Um dos amigos de Pozzi era o conde Robert de Montesquiou, um arquetípico dândi parisiense. Espécie de tataravô dos hipsters, “o dândi se empolga em ser mais espirituoso e mais bem-vestido, e ter mais bom gosto do que o resto da humanidade”, define Barnes. Homossexual, festeiro, ricaço e poeta bissexto, Montesquiou curtia o dolce far niente da vida social, com muito absinto durante os flertes e maledicências. Excêntrico e cativante, virou personagem de duas obras-primas: é o protagonista Jean Des Esseintes, de Às Avessas, de Joris-Karl Huysmans; e aparece, assim como Pozzi, no totêmico Em Busca do Tempo Perdido, de Marcel Proust.
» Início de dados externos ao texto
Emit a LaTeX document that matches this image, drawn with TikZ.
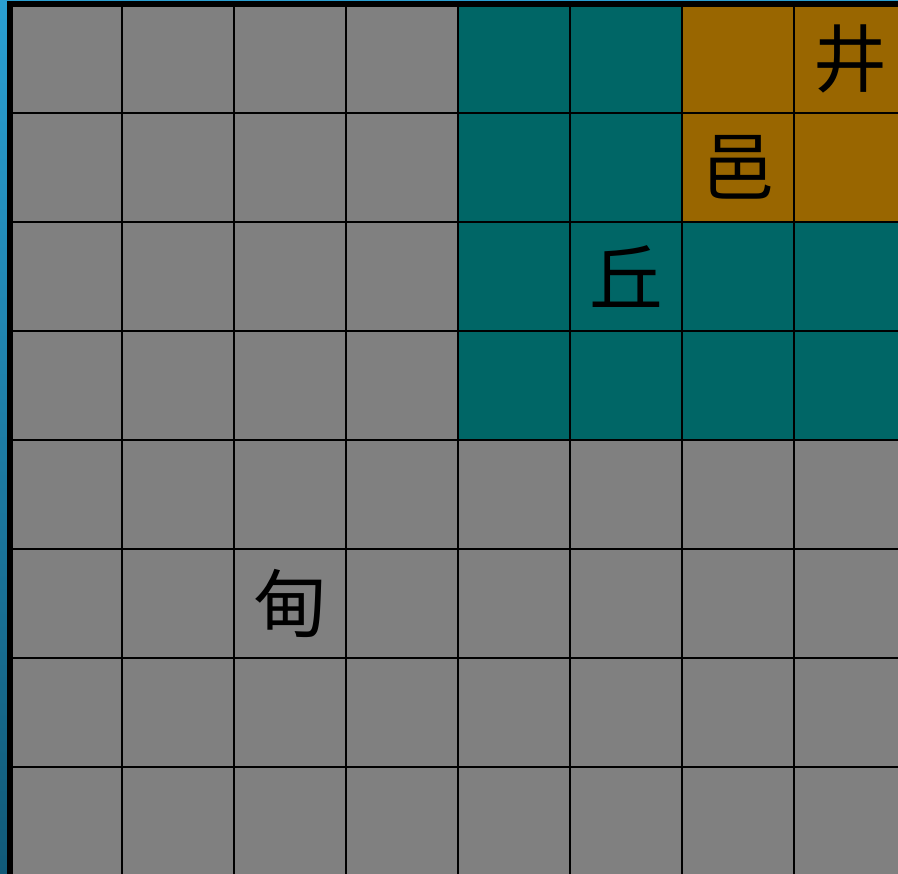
\documentclass[tikz,border=0pt]{standalone}
\usepackage{fontspec}
\newfontfamily\cjk{Noto Sans CJK SC}
\definecolor{cellgray}{HTML}{808080}
\definecolor{cellteal}{HTML}{006666}
\definecolor{cellochre}{HTML}{996600}
\definecolor{edgelight}{HTML}{2A9FD2}
\definecolor{edgedark}{HTML}{115A78}
\begin{document}
\begin{tikzpicture}[x=0.02cm, y=-0.02cm,
    gridline/.style={draw=black, line width=1.1pt},
    frameline/.style={draw=black, line width=3.4pt},
    glyph/.style={font=\cjk\fontsize{42}{42}\selectfont, inner sep=0pt}]
    \useasboundingbox (0,0) rectangle (898,873);
    \clip (0,0) rectangle (898,873);

    % Blue edge behind the board
    \shade[top color=edgelight, bottom color=edgedark] (0,0) rectangle (7,873);
    \fill[edgelight] (0,0) rectangle (898,1.5);

    % Cells: gray board, teal block, ochre block
    \fill[cellgray] (10,4) rectangle (906,876);
    \fill[cellteal] (458,4) rectangle (906,440);
    \fill[cellochre] (682,4) rectangle (906,222);

    % Cell centres
    \foreach \i in {0,...,7}
        \foreach \j in {0,...,7}
            \coordinate (c-\i-\j) at ({66+112*\i},{58.5+109*\j});

    % Grid lines
    \foreach \i in {1,...,8}
        \draw[gridline] ({10+112*\i},4) -- ({10+112*\i},876);
    \foreach \j in {1,...,8}
        \draw[gridline] (10,{4+109*\j}) -- (906,{4+109*\j});

    % Outer frame
    \draw[frameline] (10,876) -- (10,4) -- (906,4);

    % Characters
    \node[glyph] (jing) at (c-7-0) {井};
    \node[glyph] (yi) at (c-6-1) {邑};
    \node[glyph] (qiu) at (c-5-2) {丘};
    \node[glyph] (dian) at (c-2-5) {甸};
\end{tikzpicture}
\end{document}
Isso, sim, é um influencer de respeito. Numa trama rocambolesca, Barnes conta como Montesquiou/Des Esseintes influenciou Oscar Wilde e seu Dorian Gray a ponto de ser citado como “prova” da homossexualidade do autor irlandês no julgamento por pederastia. Ser gay era crime no Reino Unido de então, mas liberado na França.
Se Paris foi o epicentro da Belle Époque, Londres foi sua filial mais famosa. O autor brinca com a rivalidade entre as duas cidades que nutrem uma admiração mútua, mas também se acotovelam há séculos. Os ingleses apreciam as mulheres, as artes e a libertinagem parisienses. Os franceses gostam da modernidade industrial, dos tecidos e da organização londrina — mas não de suas mulheres. “Uma inglesa é uma francesa que deu errado”, pontificou o pianista Erik Satie.
Inglês, mas galicista, Barnes sabe que o 7 a 1 para Paris é inevitável. “Pode parecer óbvio agora — óbvio, porque é verdade — que a Belle Époque foi um tempo de grande triunfo para a arte francesa”, reflete. “Um ano depois do trauma de 1870-71, Monet pintou Impressão, Nascer do Sol. Quando o período terminou, em 1914, Braque e Picasso tinham lançado as fundações e pintado as formas mais puras do cubismo. No meio-tempo: Manet, Pissarro, Cézanne, Renoir, Redon, Lautrec, Seurat, Matisse, Vuillard, Bonnard e o maior de todos eles, Degas. Ou: impressionismo, neoimpressionismo, simbolismo, fauvismo, cubismo. O que a Inglaterra tinha para comparar com isso?” Voilà, realmente. Nós sempre teremos Paris, ainda bem.